Because now it gets real:
- This robot maps your home.
- It learns your routines.
- It has a camera. Many cameras.
- It moves freely in your personal space.
And sure, so does your Roomba — but your Roomba never had fingers.
This isn’t “smart home tech” anymore —
it’s a physical-digital roommate with machine learning.
Which leads us to the quiet question behind all the excitement:
At what point does help turn into dependency?
We wanted convenience.
We might be building cohabitation.

When Perfect Convenience Meets Human Anxiety
Let’s be honest — we’re not just buying time back.
We’re outsourcing life’s little responsibilities.
We cheer when robots fold towels.
But deep down we wonder:
- Will kids grow up never learning chores?
- What happens when updates stop?
- If the robot “learns” us too well… then what?
- Could someone hack my laundry folder?
- Are we trading labor for vulnerability?
The future is here — and like all futures, it’s a little weird.
At first we thought robots would free us.

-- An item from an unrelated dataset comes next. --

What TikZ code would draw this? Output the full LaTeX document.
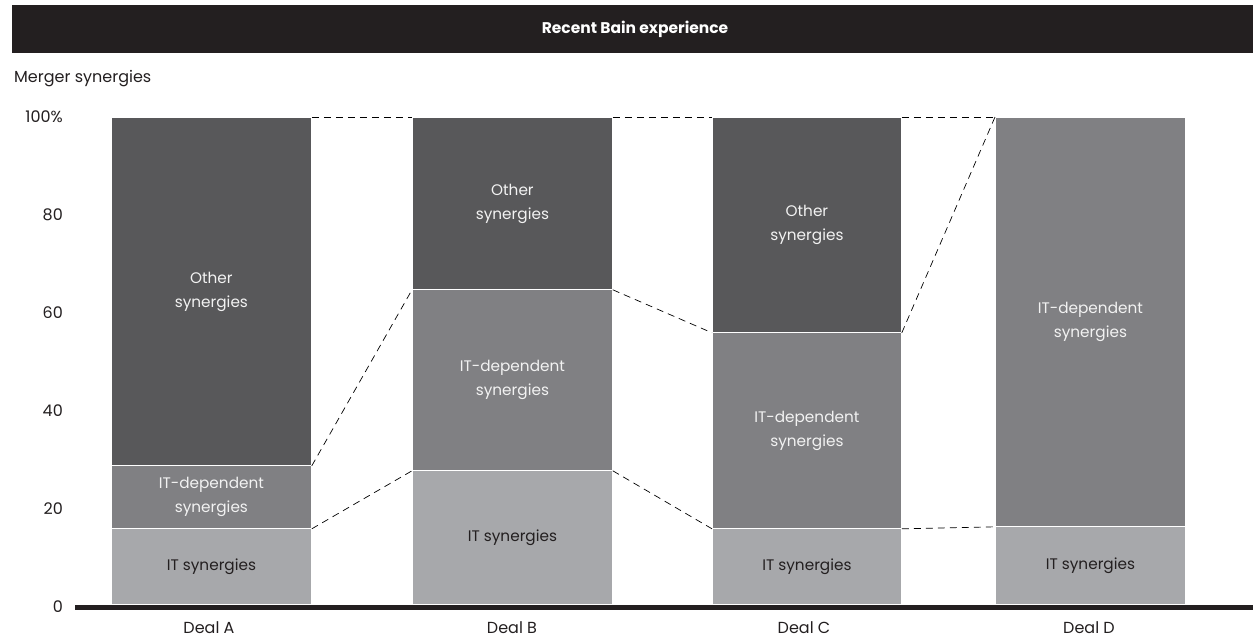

Now we ask if we’re freeing them into our homes.
And yet…
we can’t look away.
Because somewhere inside, we still want the magic.
We still want help.
We still want time.
Fear doesn’t erase desire.
They just walk together now.
Tech Perspective: What This Robot Really Represents
Beyond the hype, this moment signals something bigger:
To make a robot like this work, you need:
- AI modeling (vision, decision, behavior)
- Cloud + edge computing
- Mobile app control
- Big data analytics
- Real-time sensors & robotics OS
- Cybersecurity layers
- User-centric interaction design
This isn’t a gadget.
It’s a full-stack digital ecosystem wrapped in a physical shell.
Companies building the future aren’t building “robots.”
They’re building:
✔ interfaces
✔ firewalls
✔ training data pipelines
✔ behavior models
✔ emergency override logic
✔ privacy protocols
✔ human-machine trust systems
If humanity has roommates in the future,
the IT department deserves flowers.
Conclusion: The Future, Delivered With a Bow
This robot might become the dishwasher of the future — boring, common, taken for granted.
Or maybe it becomes something more:
A mirror for our hopes, our fears, and our relationship with effort.
For now?
We live in the strange middle space — where the future feels close enough to touch, but unfamiliar enough to question.
We laugh.
We worry.
We preorder.
We panic.
We scroll more videos.
Progress has always been a tug-of-war between wonder and worry.
And maybe that’s okay.
Being human was always about holding both.